In a blow to the smaller players in the banking industry, the RBA, in its second round submission to the Murray Inquiry, appeared to come down on the side of the entrenched status quo in the mortgage market, highlighting risks to stability from the potential result of “relatively more finance being directed towards housing”.
The RBA said that if David Murray recommended any changes to policy on competition grounds, he should consider, “whether the policy change might accelerate household borrowing, and the associated implications for systemic risk and the available funding for Australian businesses”.
It’s a good point and one that the Murray Inquiry will need to consider carefully if it is to recommend a way toward its goal of “competitive neutrality”. Without such an assessment, the RBA is worried that any changes would simply unleash a wave of cheap cash which would drive the price of established houses and units higher with no longer term net benefit to the economy or financial system.

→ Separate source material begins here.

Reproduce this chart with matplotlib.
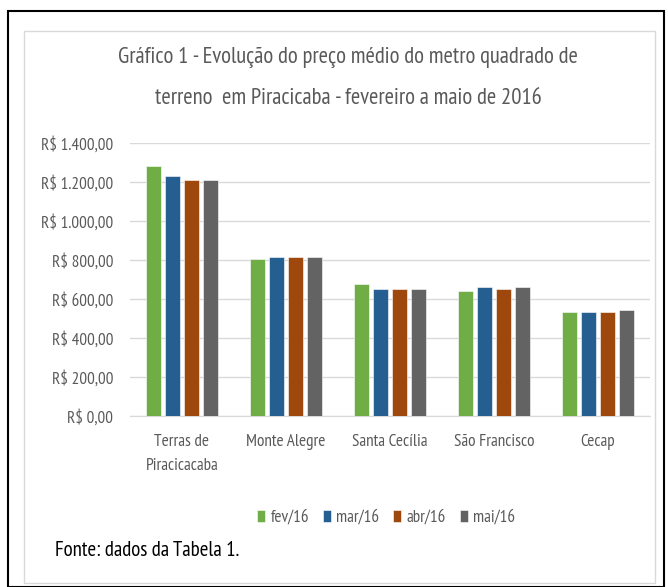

In a further blow to smaller ADIs, the RBA said there was no need for support for the Residential Mortgage Backed Securities (RMBS) market which Murray had suggested – and some submissions advocated – might be a way for smaller institutions to access a cost of funds closer to that of the majors.
“Government support for the RMBS market can expose taxpayers to large contingent liabilities and foster imprudent risk-taking, as has been demonstrated overseas (see, for example, Calomiris (2011)). Moreover, conditions in the domestic RMBS market have improved over recent years (Aylmer 2013) and, as the Interim Report notes, there is little evidence of a market failure” the RBA said.